Gonzalez was a deputy in Colombia’s lower house of Congress when the FARC kidnapped her on Sept. 10, 2001; the incident received little attention, due to terrorist attacks on New York and Washington, DC, the next day. Rojas was the vice presidential candidate of the small Oxygen Green Party; the presidential candidate, Ingrid Betancourt, a French-Colombian dual national, remains in captivity. Rojas had a baby, Emmanuel, while with the FARC.
The release was a victory for Chavez’s mediation efforts, but it followed several embarrassing failures. Chavez and other international dignitaries were preparing to receive the two hostages, along with the three-year-old Emmanuel, on Dec. 31, but the release was suddenly suspended.
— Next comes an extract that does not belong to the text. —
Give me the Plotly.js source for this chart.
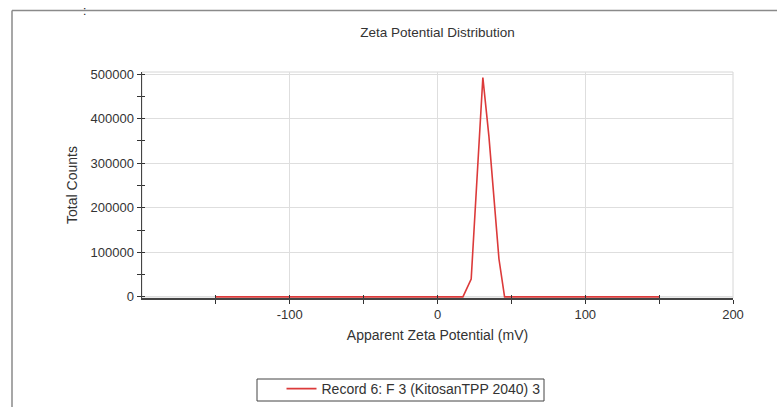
<!DOCTYPE html>
<html><head><meta charset="utf-8">
<script src="https://cdn.plot.ly/plotly-3.0.1.min.js"></script>
<style>html,body{margin:0;padding:0;background:#fff;} #chart{width:777px;height:407px;}</style>
</head><body><div id="chart"></div>
<script>
// Data
const zeta = [-150, -100, -50, 0, 10, 17.2, 22.8, 30.7, 34.8, 41.6, 45.4, 50, 100, 150];
const counts = [0, 0, 0, 0, 0, 0, 40000, 492000, 360000, 85000, 0, 0, 0, 0];
const seriesName = 'Record 6: F 3 (KitosanTPP 2040) 3';
const chartTitle = 'Zeta Potential Distribution';
const xTitle = 'Apparent Zeta Potential (mV)';
const yTitle = 'Total Counts';
const xTickVals = [-100, 0, 100, 200];
const xTickText = ['-100', '0', '100', '200'];
const xMinorVals = [-150, -50, 50, 150];
const yTickVals = [0, 100000, 200000, 300000, 400000, 500000];
const yTickText = ['0', '100000', '200000', '300000', '400000', '500000'];

const FONT = 'Liberation Sans, Arial, sans-serif';
const TXT = '#333333';

const traces = [
  {x: zeta, y: counts, type: 'scatter', mode: 'lines', name: seriesName,
   line: {color: '#dc3a3a', width: 1.6}, cliponaxis: false, hoverinfo: 'x+y'},
  {x: zeta, y: counts, xaxis: 'x2', yaxis: 'y2', type: 'scatter', mode: 'lines',
   showlegend: false, opacity: 0, hoverinfo: 'skip', line: {width: 0}}
];

const xRange = [-200, 200];
const yRange = [-2500, 504500];

const layout = {
  width: 777, height: 407,
  margin: {l: 142, r: 44, t: 72, b: 109, autoexpand: false},
  paper_bgcolor: '#ffffff', plot_bgcolor: '#ffffff',
  font: {family: FONT, size: 13, color: TXT},
  title: {text: chartTitle, font: {family: FONT, size: 13.5, color: TXT},
          x: 0.5, xref: 'paper', xanchor: 'center', y: 1 - 32/407, yref: 'container', yanchor: 'middle'},
  showlegend: true,
  legend: {orientation: 'h', x: 0.4594, xanchor: 'center', xref: 'paper',
           y: 1 - 373/407, yref: 'container', yanchor: 'top',
           borderwidth: 0, bgcolor: 'rgba(0,0,0,0)',
           font: {family: FONT, size: 14, color: TXT}},
  xaxis: {range: xRange, tickmode: 'array', tickvals: xTickVals, ticktext: xTickText, ticks: 'outside', ticklen: 4,
          tickcolor: '#333', showline: true, linecolor: '#444', linewidth: 1.5,
          showgrid: true, gridcolor: '#dedede', gridwidth: 1, zeroline: false, layer: 'below traces',
          tickfont: {family: FONT, size: 13, color: TXT},
          minor: {tickmode: 'array', tickvals: xMinorVals, ticks: 'outside', ticklen: 4, tickcolor: '#333', showgrid: false},
          title: {text: xTitle, font: {family: FONT, size: 14, color: TXT}, standoff: 9},
          automargin: false, fixedrange: true},
  yaxis: {range: yRange, tickmode: 'array', tickvals: yTickVals, ticktext: yTickText, ticks: 'outside', ticklen: 4,
          tickcolor: '#333', showline: true, linecolor: '#444', linewidth: 1.5,
          showgrid: true, gridcolor: '#dedede', gridwidth: 1, zeroline: false, layer: 'below traces',
          tickfont: {family: FONT, size: 13, color: TXT},
          minor: {dtick: 50000, tick0: 0, ticks: 'outside', ticklen: 4, tickcolor: '#333', showgrid: false},
          title: {text: yTitle, font: {family: FONT, size: 14, color: TXT}, standoff: 9},
          automargin: false, fixedrange: true},
  xaxis2: {range: xRange, overlaying: 'x', anchor: 'y2', side: 'bottom', tickmode: 'array',
           tickvals: xTickVals.concat(xMinorVals), ticks: 'inside', ticklen: 3, tickcolor: '#333',
           showticklabels: false, showgrid: false, showline: false, zeroline: false, fixedrange: true},
  yaxis2: {range: yRange, overlaying: 'y', anchor: 'x2', side: 'left', dtick: 50000, tick0: 0,
           ticks: 'inside', ticklen: 3, tickcolor: '#333',
           showticklabels: false, showgrid: false, showline: false, zeroline: false, fixedrange: true},
  shapes: [
    {type: 'rect', xref: 'paper', yref: 'paper', x0: 0, x1: 1, y0: 0, y1: 1,
     line: {color: '#d6d6d6', width: 1}, layer: 'below'},
    {type: 'line', xref: 'paper', yref: 'paper', x0: (12-142)/591, x1: 1.2, y0: (298-10.5)/226, y1: (298-10.5)/226,
     line: {color: '#8a8a8a', width: 1.5}},
    {type: 'line', xref: 'paper', yref: 'paper', x0: (12-142)/591, x1: (12-142)/591, y0: (298-10.5)/226, y1: -0.6,
     line: {color: '#8a8a8a', width: 1.5}},
    // legend frame
    {type: 'rect', xref: 'paper', yref: 'paper', x0: (257-142)/591, x1: (544-142)/591,
     y0: (298-401)/226, y1: (298-379)/226, line: {color: '#444', width: 1}}
  ],
  annotations: [
    {text: ':', xref: 'paper', yref: 'paper', x: (84-142)/591, y: (298-11)/226, showarrow: false,
     font: {family: FONT, size: 12, color: '#222'}, xanchor: 'center', yanchor: 'middle'}
  ]
};

Plotly.newPlot('chart', traces, layout, {displayModeBar: false, staticPlot: true});
</script>
</body></html>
The Colombian government then revealed that the rebels had in fact placed Emmanuel in foster care in Bogota through a government agency. The hostages confirmed to Cordoba that they and their escorts were delayed for nearly three weeks in the jungle, in part because of a bombing campaign by the Colombian military.
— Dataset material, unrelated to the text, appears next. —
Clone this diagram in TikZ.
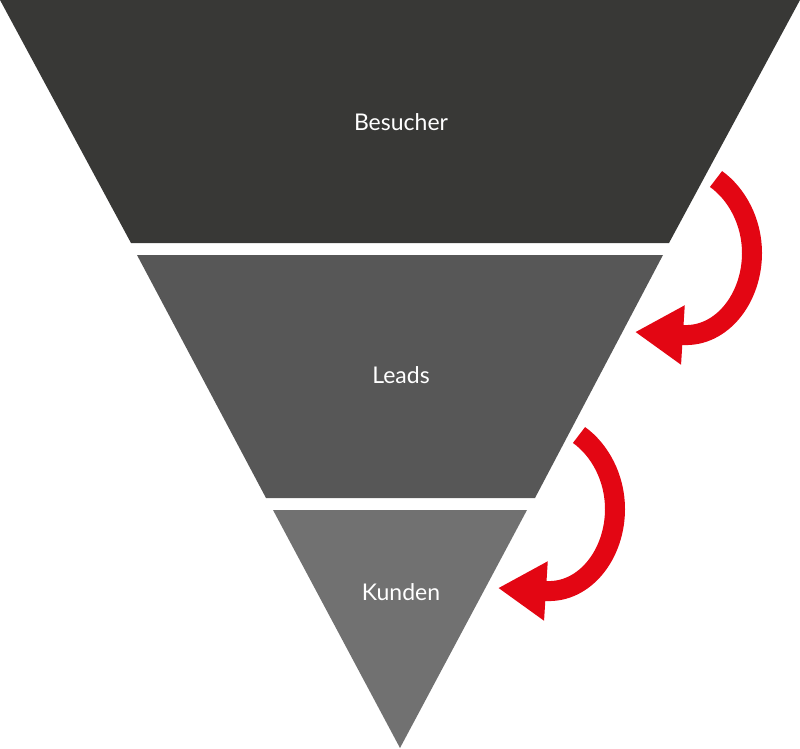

Gonzalez criticized the way the FARC treated the male hostages, saying they were constantly kept in chains; Rojas called the FARC a criminal organization. But they both asked Chavez to continue his mediation efforts to free the remaining hostages. The Colombian government estimates that the FARC holds 745 hostages, 45 of them politicians or soldiers the rebels hope to exchange for some 500 rebels in government prisons. On Jan. 11, during his annual report to Venezuela’s National Assembly, Chavez asked the international community to recognize the FARC and another rebel group, the National Liberation Army (ELN), as “belligerent forces” rather than as “terrorists,” saying the designation was necessary to advance the peace process. France, Spain and Switzerland have sent emissaries to South America to help in negotiations for further releases. (La Jornada, Mexico, Jan. 7 from Reuters, AFP, Prensa Latina, DPA; Jan. 11 from correspondent, Reuters, AFP, DPA)
From Weekly News Update on the Americas, Jan. 13
Correction on FARC hostage treatment
From Weekly News Update on the Americas, Jan. 20:
Correction: Some versions of Update #930 [Jan. 13] incorrectly described how Emmanuel, the child of former Colombian vice presidential candidate Clara Rojas, was placed in foster care in Bogota. The rebels of the Revolutionary Armed Forces of Colombia (FARC) did not place the child in foster care through a government agency; they placed him with a family, and the agency took responsibility for him after he became ill.